-- Start --

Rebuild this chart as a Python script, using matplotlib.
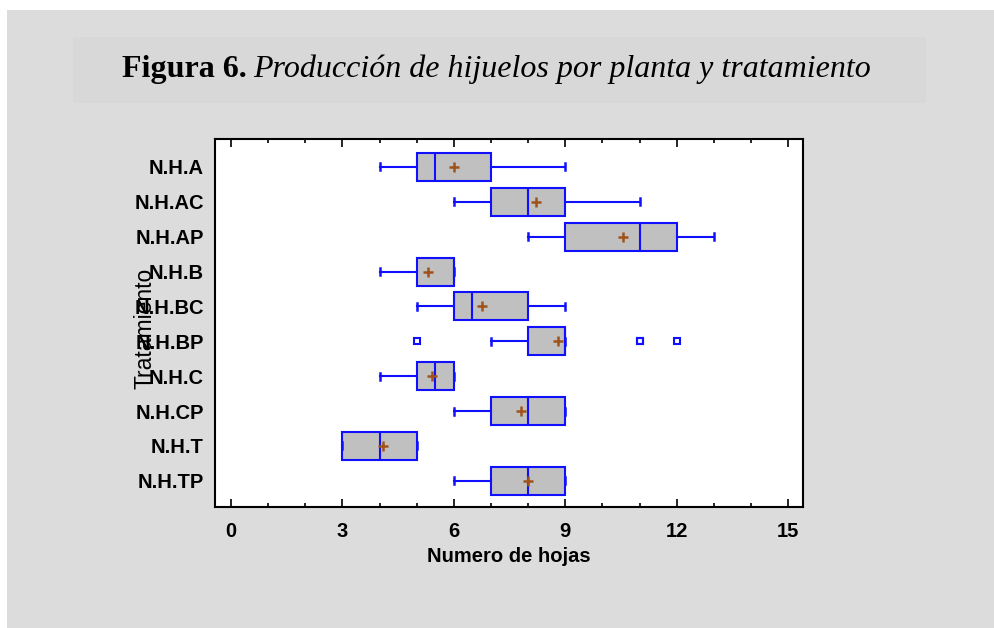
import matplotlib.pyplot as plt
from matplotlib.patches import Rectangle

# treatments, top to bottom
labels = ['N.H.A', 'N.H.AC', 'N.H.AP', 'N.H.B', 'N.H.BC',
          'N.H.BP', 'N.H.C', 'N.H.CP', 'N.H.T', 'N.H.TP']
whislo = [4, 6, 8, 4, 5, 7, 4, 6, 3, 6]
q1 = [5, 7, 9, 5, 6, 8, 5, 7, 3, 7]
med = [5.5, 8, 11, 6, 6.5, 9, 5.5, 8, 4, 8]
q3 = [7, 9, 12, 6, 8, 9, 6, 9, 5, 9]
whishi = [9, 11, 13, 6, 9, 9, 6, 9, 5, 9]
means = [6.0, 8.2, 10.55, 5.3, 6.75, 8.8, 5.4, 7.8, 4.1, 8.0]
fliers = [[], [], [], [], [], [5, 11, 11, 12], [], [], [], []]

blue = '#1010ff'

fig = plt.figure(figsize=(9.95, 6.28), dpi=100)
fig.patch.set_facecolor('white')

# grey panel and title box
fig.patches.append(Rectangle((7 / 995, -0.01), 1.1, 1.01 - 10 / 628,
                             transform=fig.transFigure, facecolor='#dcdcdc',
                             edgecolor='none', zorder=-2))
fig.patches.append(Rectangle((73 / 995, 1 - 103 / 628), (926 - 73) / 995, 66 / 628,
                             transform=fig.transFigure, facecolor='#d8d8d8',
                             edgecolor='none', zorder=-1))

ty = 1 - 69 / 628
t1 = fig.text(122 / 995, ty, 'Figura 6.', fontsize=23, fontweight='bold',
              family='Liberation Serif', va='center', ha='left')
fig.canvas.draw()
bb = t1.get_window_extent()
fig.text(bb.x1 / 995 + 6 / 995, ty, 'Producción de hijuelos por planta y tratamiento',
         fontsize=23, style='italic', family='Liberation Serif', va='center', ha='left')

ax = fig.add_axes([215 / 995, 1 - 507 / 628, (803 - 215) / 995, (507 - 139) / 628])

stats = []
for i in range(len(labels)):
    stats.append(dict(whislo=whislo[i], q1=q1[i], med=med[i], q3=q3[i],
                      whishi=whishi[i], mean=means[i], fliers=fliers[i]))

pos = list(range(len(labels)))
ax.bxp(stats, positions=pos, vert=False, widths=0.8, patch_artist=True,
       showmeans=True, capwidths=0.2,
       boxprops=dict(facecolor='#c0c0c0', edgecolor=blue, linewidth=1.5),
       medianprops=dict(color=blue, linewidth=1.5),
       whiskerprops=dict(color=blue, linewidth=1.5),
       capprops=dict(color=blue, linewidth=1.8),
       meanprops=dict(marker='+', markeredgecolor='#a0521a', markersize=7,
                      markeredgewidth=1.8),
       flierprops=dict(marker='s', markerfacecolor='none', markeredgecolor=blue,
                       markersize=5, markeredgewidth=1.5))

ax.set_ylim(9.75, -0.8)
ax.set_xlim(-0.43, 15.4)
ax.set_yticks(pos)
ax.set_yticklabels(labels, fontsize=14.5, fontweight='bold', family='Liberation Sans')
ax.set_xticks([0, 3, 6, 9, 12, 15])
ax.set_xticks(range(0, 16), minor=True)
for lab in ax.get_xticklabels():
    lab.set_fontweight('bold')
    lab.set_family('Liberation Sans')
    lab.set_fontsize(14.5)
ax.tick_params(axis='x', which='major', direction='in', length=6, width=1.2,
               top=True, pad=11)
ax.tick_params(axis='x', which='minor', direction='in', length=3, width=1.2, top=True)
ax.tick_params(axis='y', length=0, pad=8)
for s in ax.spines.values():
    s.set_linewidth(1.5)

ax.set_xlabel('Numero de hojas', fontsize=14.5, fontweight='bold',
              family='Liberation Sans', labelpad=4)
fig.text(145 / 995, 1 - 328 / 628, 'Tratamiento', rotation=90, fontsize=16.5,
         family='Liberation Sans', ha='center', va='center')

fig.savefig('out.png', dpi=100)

-- End --

■ Directions: Pictures stay out. Repeat only the lines from the beginning of the data through the line that has "from matplotlib.patches import Rectangle".

■ Answer to the task:
Rebuild this chart as a Python script, using matplotlib.
import matplotlib.pyplot as plt
from matplotlib.patches import Rectangle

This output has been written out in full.